■ **Task details**
Print the whole listing exactly.

▬▬▬

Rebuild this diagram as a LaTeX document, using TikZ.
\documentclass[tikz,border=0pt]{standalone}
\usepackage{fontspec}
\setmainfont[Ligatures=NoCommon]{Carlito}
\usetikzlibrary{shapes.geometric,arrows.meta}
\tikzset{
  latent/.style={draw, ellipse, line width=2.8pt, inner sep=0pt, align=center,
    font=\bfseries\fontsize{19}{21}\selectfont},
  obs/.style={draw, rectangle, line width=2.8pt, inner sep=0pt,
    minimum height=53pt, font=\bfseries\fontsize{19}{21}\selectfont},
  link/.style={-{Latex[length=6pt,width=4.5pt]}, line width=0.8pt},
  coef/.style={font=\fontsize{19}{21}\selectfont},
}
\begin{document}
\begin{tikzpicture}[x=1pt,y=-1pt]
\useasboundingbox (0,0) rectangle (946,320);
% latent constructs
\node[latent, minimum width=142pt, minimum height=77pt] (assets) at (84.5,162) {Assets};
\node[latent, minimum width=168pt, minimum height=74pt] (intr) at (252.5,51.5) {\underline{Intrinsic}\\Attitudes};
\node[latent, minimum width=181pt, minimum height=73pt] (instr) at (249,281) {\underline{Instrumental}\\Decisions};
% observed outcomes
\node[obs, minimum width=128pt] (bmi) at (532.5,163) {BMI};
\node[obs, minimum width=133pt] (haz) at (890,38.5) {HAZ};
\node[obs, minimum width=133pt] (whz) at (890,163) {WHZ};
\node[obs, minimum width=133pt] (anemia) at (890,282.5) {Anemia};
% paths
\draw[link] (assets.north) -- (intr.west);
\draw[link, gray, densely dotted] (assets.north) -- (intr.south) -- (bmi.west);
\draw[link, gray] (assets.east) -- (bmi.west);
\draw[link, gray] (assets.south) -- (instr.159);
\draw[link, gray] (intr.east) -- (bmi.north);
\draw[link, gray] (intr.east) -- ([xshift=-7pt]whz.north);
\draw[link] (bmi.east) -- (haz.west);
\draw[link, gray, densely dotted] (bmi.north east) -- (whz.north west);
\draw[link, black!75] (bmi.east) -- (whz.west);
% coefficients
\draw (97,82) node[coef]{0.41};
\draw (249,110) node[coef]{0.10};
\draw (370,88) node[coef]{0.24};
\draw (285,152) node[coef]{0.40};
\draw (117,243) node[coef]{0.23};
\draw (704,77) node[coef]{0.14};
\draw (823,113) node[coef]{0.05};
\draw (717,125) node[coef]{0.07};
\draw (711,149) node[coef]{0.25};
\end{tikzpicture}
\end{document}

▬▬▬

■ **Problem solution**
Rebuild this diagram as a LaTeX document, using TikZ.
\documentclass[tikz,border=0pt]{standalone}
\usepackage{fontspec}
\setmainfont[Ligatures=NoCommon]{Carlito}
\usetikzlibrary{shapes.geometric,arrows.meta}
\tikzset{
  latent/.style={draw, ellipse, line width=2.8pt, inner sep=0pt, align=center,
    font=\bfseries\fontsize{19}{21}\selectfont},
  obs/.style={draw, rectangle, line width=2.8pt, inner sep=0pt,
    minimum height=53pt, font=\bfseries\fontsize{19}{21}\selectfont},
  link/.style={-{Latex[length=6pt,width=4.5pt]}, line width=0.8pt},
  coef/.style={font=\fontsize{19}{21}\selectfont},
}
\begin{document}
\begin{tikzpicture}[x=1pt,y=-1pt]
\useasboundingbox (0,0) rectangle (946,320);
% latent constructs
\node[latent, minimum width=142pt, minimum height=77pt] (assets) at (84.5,162) {Assets};
\node[latent, minimum width=168pt, minimum height=74pt] (intr) at (252.5,51.5) {\underline{Intrinsic}\\Attitudes};
\node[latent, minimum width=181pt, minimum height=73pt] (instr) at (249,281) {\underline{Instrumental}\\Decisions};
% observed outcomes
\node[obs, minimum width=128pt] (bmi) at (532.5,163) {BMI};
\node[obs, minimum width=133pt] (haz) at (890,38.5) {HAZ};
\node[obs, minimum width=133pt] (whz) at (890,163) {WHZ};
\node[obs, minimum width=133pt] (anemia) at (890,282.5) {Anemia};
% paths
\draw[link] (assets.north) -- (intr.west);
\draw[link, gray, densely dotted] (assets.north) -- (intr.south) -- (bmi.west);
\draw[link, gray] (assets.east) -- (bmi.west);
\draw[link, gray] (assets.south) -- (instr.159);
\draw[link, gray] (intr.east) -- (bmi.north);
\draw[link, gray] (intr.east) -- ([xshift=-7pt]whz.north);
\draw[link] (bmi.east) -- (haz.west);
\draw[link, gray, densely dotted] (bmi.north east) -- (whz.north west);
\draw[link, black!75] (bmi.east) -- (whz.west);
% coefficients
\draw (97,82) node[coef]{0.41};
\draw (249,110) node[coef]{0.10};
\draw (370,88) node[coef]{0.24};
\draw (285,152) node[coef]{0.40};
\draw (117,243) node[coef]{0.23};
\draw (704,77) node[coef]{0.14};
\draw (823,113) node[coef]{0.05};
\draw (717,125) node[coef]{0.07};
\draw (711,149) node[coef]{0.25};
\end{tikzpicture}
\end{document}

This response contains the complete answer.